» Material:

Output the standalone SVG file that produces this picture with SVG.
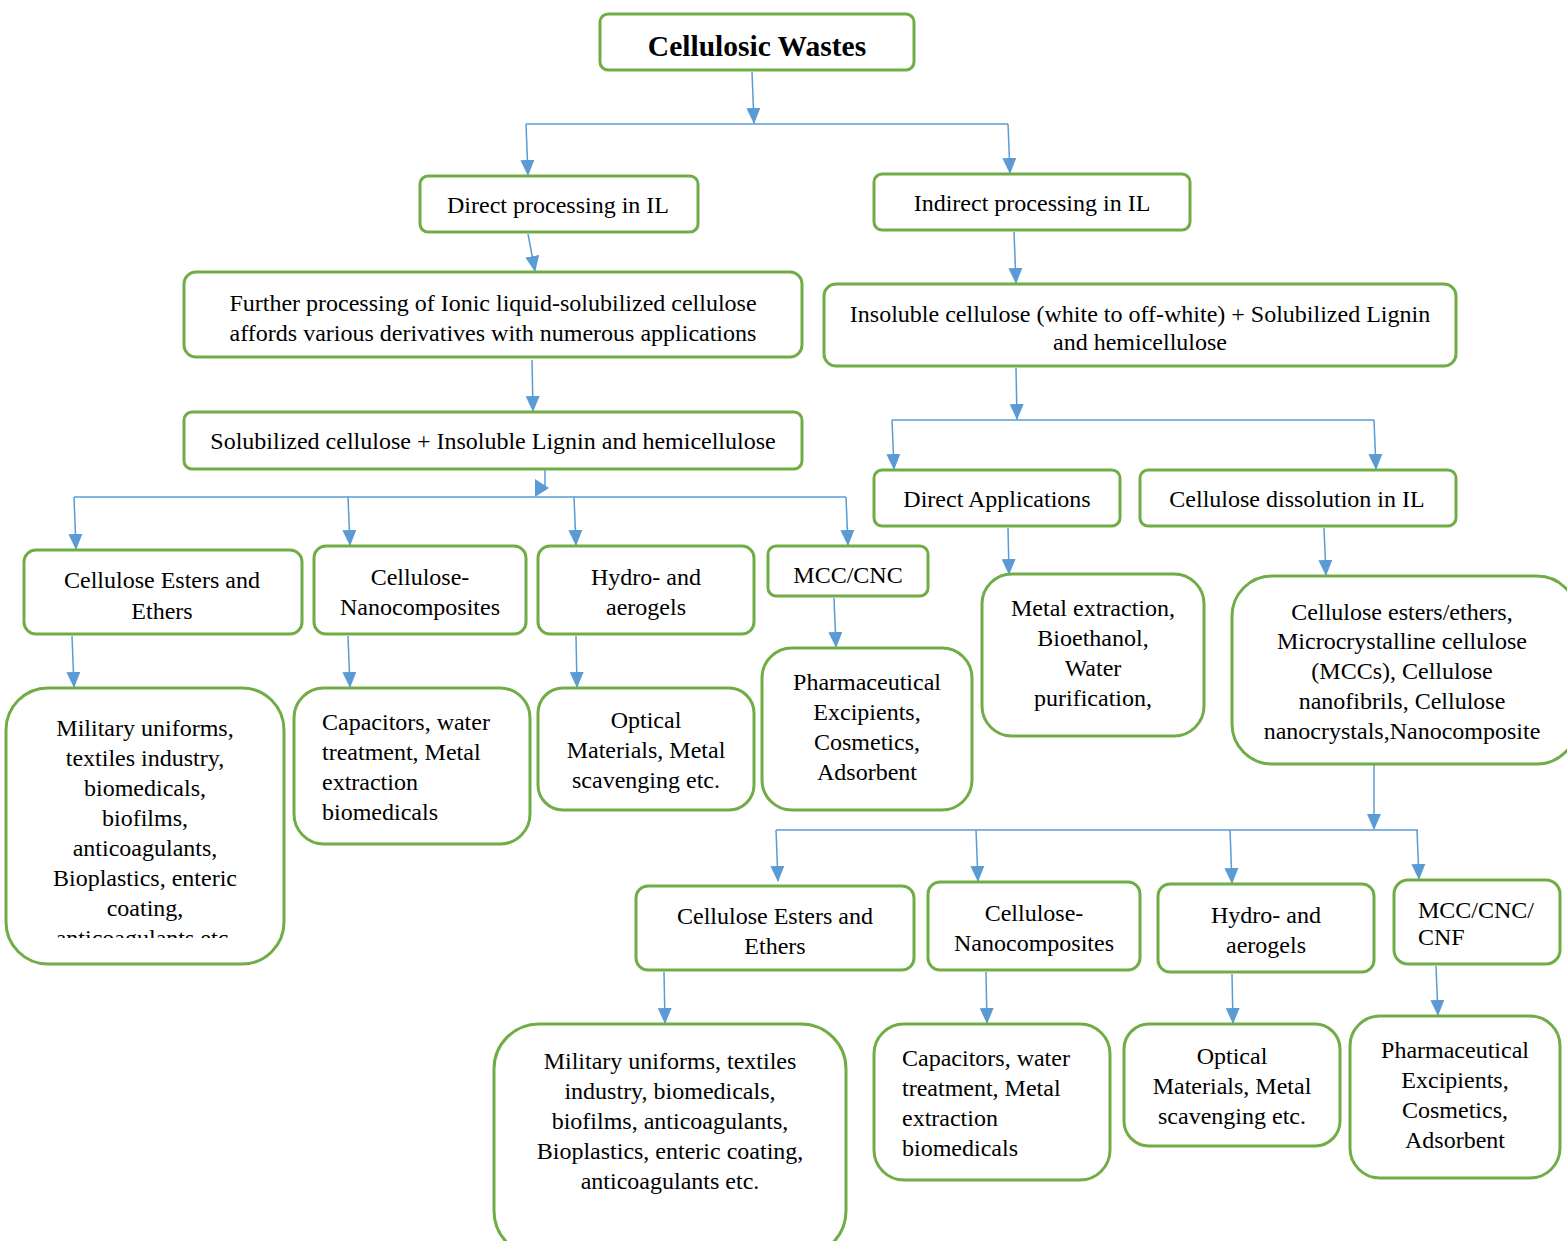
<svg xmlns="http://www.w3.org/2000/svg" width="1567" height="1241" viewBox="0 0 1567 1241">
<style>
.n{fill:#fff;stroke:#70AD47;stroke-width:3}
.t{font-family:'Liberation Serif','Times New Roman',serif;font-size:24px;fill:#000;text-anchor:middle}
.l{text-anchor:start}
.c{fill:none;stroke:#5B9BD5;stroke-width:1.5}
.a{marker-end:url(#ah)}
</style>
<defs>
<marker id="ah" markerUnits="userSpaceOnUse" markerWidth="16" markerHeight="16" viewBox="0 0 16 16" refX="15" refY="8" orient="auto">
<path d="M0,1 L16,8 L0,15 Z" fill="#5B9BD5"/>
</marker>
<clipPath id="clip1"><rect x="6" y="688" width="278" height="250"/></clipPath>
</defs>
<rect width="1567" height="1241" fill="#fff"/>
<g id="connectors">
<path class="c a" d="M752,72 L754,123"/>
<path class="c" d="M526,124 L1008,124"/>
<path class="c a" d="M526,124 L528,175"/>
<path class="c a" d="M1008,124 L1010,173"/>
<path class="c a" d="M528,234 L535,271"/>
<path class="c a" d="M1014,232 L1016,283"/>
<path class="c a" d="M532,360 L533,411"/>
<path class="c" d="M545,470 L545,488"/>
<polygon points="535,479 549,488 535,497" fill="#5B9BD5"/>
<path class="c" d="M74,497 L846,497"/>
<path class="c a" d="M74,497 L76,549"/>
<path class="c a" d="M348,497 L350,545"/>
<path class="c a" d="M574,497 L576,545"/>
<path class="c a" d="M846,497 L848,545"/>
<path class="c a" d="M72,636 L74,687"/>
<path class="c a" d="M348,636 L350,687"/>
<path class="c a" d="M576,636 L577,687"/>
<path class="c a" d="M834,598 L836,647"/>
<path class="c a" d="M1016,368 L1017,419"/>
<path class="c" d="M892,420 L1374,420"/>
<path class="c a" d="M892,420 L894,469"/>
<path class="c a" d="M1374,420 L1376,469"/>
<path class="c a" d="M1008,528 L1009,574"/>
<path class="c a" d="M1324,528 L1326,575"/>
<path class="c a" d="M1374,756 L1374,829"/>
<path class="c" d="M776,830 L1418,830"/>
<path class="c a" d="M776,830 L778,881"/>
<path class="c a" d="M976,830 L978,881"/>
<path class="c a" d="M1230,830 L1232,883"/>
<path class="c a" d="M1417,830 L1419,879"/>
<path class="c a" d="M664,972 L665,1023"/>
<path class="c a" d="M986,972 L987,1023"/>
<path class="c a" d="M1232,974 L1233,1023"/>
<path class="c a" d="M1436,966 L1438,1015"/>
</g>
<g id="n1"><rect class="n" x="600" y="14" width="314" height="56" rx="8"/><text class="t" x="757" y="56" style="font-size:29.5px;font-weight:bold">Cellulosic Wastes</text></g>
<g id="n2"><rect class="n" x="420" y="176" width="278" height="56" rx="8"/><text class="t" x="558" y="213">Direct processing in IL</text></g>
<g id="n3"><rect class="n" x="874" y="174" width="316" height="56" rx="8"/><text class="t" x="1032" y="211">Indirect processing in IL</text></g>
<g id="n4"><rect class="n" x="184" y="272" width="618" height="85" rx="12"/><text class="t" x="493" y="311">Further processing of Ionic liquid-solubilized cellulose</text><text class="t" x="493" y="341">affords various derivatives with numerous applications</text></g>
<g id="n5"><rect class="n" x="824" y="284" width="632" height="82" rx="12"/><text class="t" x="1140" y="322">Insoluble cellulose (white to off-white) + Solubilized Lignin</text><text class="t" x="1140" y="350">and hemicellulose</text></g>
<g id="n6"><rect class="n" x="184" y="412" width="618" height="57" rx="8"/><text class="t" x="493" y="449">Solubilized cellulose + Insoluble Lignin and hemicellulose</text></g>
<g id="n7"><rect class="n" x="24" y="550" width="278" height="84" rx="12"/><text class="t" x="162" y="588">Cellulose Esters and</text><text class="t" x="162" y="619">Ethers</text></g>
<g id="n8"><rect class="n" x="314" y="546" width="212" height="88" rx="12"/><text class="t" x="420" y="585">Cellulose-</text><text class="t" x="420" y="615">Nanocomposites</text></g>
<g id="n9"><rect class="n" x="538" y="546" width="216" height="88" rx="12"/><text class="t" x="646" y="585">Hydro- and</text><text class="t" x="646" y="615">aerogels</text></g>
<g id="n10"><rect class="n" x="768" y="546" width="160" height="50" rx="8"/><text class="t" x="848" y="583">MCC/CNC</text></g>
<g id="n11"><rect class="n" x="6" y="688" width="278" height="276" rx="42"/><g clip-path="url(#clip1)"><text class="t" x="145" y="736">Military uniforms,</text><text class="t" x="145" y="766">textiles industry,</text><text class="t" x="145" y="796">biomedicals,</text><text class="t" x="145" y="826">biofilms,</text><text class="t" x="145" y="856">anticoagulants,</text><text class="t" x="145" y="886">Bioplastics, enteric</text><text class="t" x="145" y="916">coating,</text><text class="t" x="145" y="946">anticoagulants etc.</text></g></g>
<g id="n12"><rect class="n" x="294" y="688" width="236" height="156" rx="30"/><text class="t l" x="322" y="730">Capacitors, water</text><text class="t l" x="322" y="760">treatment, Metal</text><text class="t l" x="322" y="790">extraction</text><text class="t l" x="322" y="820">biomedicals</text></g>
<g id="n13"><rect class="n" x="538" y="688" width="216" height="122" rx="25"/><text class="t" x="646" y="728">Optical</text><text class="t" x="646" y="758">Materials, Metal</text><text class="t" x="646" y="788">scavenging etc.</text></g>
<g id="n14"><rect class="n" x="762" y="648" width="210" height="162" rx="30"/><text class="t" x="867" y="690">Pharmaceutical</text><text class="t" x="867" y="720">Excipients,</text><text class="t" x="867" y="750">Cosmetics,</text><text class="t" x="867" y="780">Adsorbent</text></g>
<g id="n15"><rect class="n" x="874" y="470" width="246" height="56" rx="8"/><text class="t" x="997" y="507">Direct Applications</text></g>
<g id="n16"><rect class="n" x="1140" y="470" width="316" height="56" rx="8"/><text class="t" x="1297" y="507">Cellulose dissolution in IL</text></g>
<g id="n17"><rect class="n" x="982" y="574" width="222" height="162" rx="30"/><text class="t" x="1093" y="616">Metal extraction,</text><text class="t" x="1093" y="646">Bioethanol,</text><text class="t" x="1093" y="676">Water</text><text class="t" x="1093" y="706">purification,</text></g>
<g id="n18"><rect class="n" x="1232" y="576" width="345" height="188" rx="40"/><text class="t" x="1402" y="620">Cellulose esters/ethers,</text><text class="t" x="1402" y="649">Microcrystalline cellulose</text><text class="t" x="1402" y="679">(MCCs), Cellulose</text><text class="t" x="1402" y="709">nanofibrils, Cellulose</text><text class="t" x="1402" y="739">nanocrystals,Nanocomposite</text></g>
<g id="n19"><rect class="n" x="636" y="886" width="278" height="84" rx="12"/><text class="t" x="775" y="924">Cellulose Esters and</text><text class="t" x="775" y="954">Ethers</text></g>
<g id="n20"><rect class="n" x="928" y="882" width="212" height="88" rx="12"/><text class="t" x="1034" y="921">Cellulose-</text><text class="t" x="1034" y="951">Nanocomposites</text></g>
<g id="n21"><rect class="n" x="1158" y="884" width="216" height="88" rx="12"/><text class="t" x="1266" y="923">Hydro- and</text><text class="t" x="1266" y="953">aerogels</text></g>
<g id="n22"><rect class="n" x="1394" y="880" width="166" height="84" rx="14"/><text class="t l" x="1418" y="918">MCC/CNC/</text><text class="t l" x="1418" y="945">CNF</text></g>
<g id="n23"><rect class="n" x="494" y="1024" width="352" height="232" rx="45"/><text class="t" x="670" y="1069">Military uniforms, textiles</text><text class="t" x="670" y="1099">industry, biomedicals,</text><text class="t" x="670" y="1129">biofilms, anticoagulants,</text><text class="t" x="670" y="1159">Bioplastics, enteric coating,</text><text class="t" x="670" y="1189">anticoagulants etc.</text></g>
<g id="n24"><rect class="n" x="874" y="1024" width="236" height="156" rx="30"/><text class="t l" x="902" y="1066">Capacitors, water</text><text class="t l" x="902" y="1096">treatment, Metal</text><text class="t l" x="902" y="1126">extraction</text><text class="t l" x="902" y="1156">biomedicals</text></g>
<g id="n25"><rect class="n" x="1124" y="1024" width="216" height="122" rx="25"/><text class="t" x="1232" y="1064">Optical</text><text class="t" x="1232" y="1094">Materials, Metal</text><text class="t" x="1232" y="1124">scavenging etc.</text></g>
<g id="n26"><rect class="n" x="1350" y="1016" width="210" height="162" rx="30"/><text class="t" x="1455" y="1058">Pharmaceutical</text><text class="t" x="1455" y="1088">Excipients,</text><text class="t" x="1455" y="1118">Cosmetics,</text><text class="t" x="1455" y="1148">Adsorbent</text></g>
</svg>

» Required work: Each line in the listing above that contains "with" should be copied.

» Result:
Output the standalone SVG file that produces this picture with SVG.
<g id="n4"><rect class="n" x="184" y="272" width="618" height="85" rx="12"/><text class="t" x="493" y="311">Further processing of Ionic liquid-solubilized cellulose</text><text class="t" x="493" y="341">affords various derivatives with numerous applications</text></g>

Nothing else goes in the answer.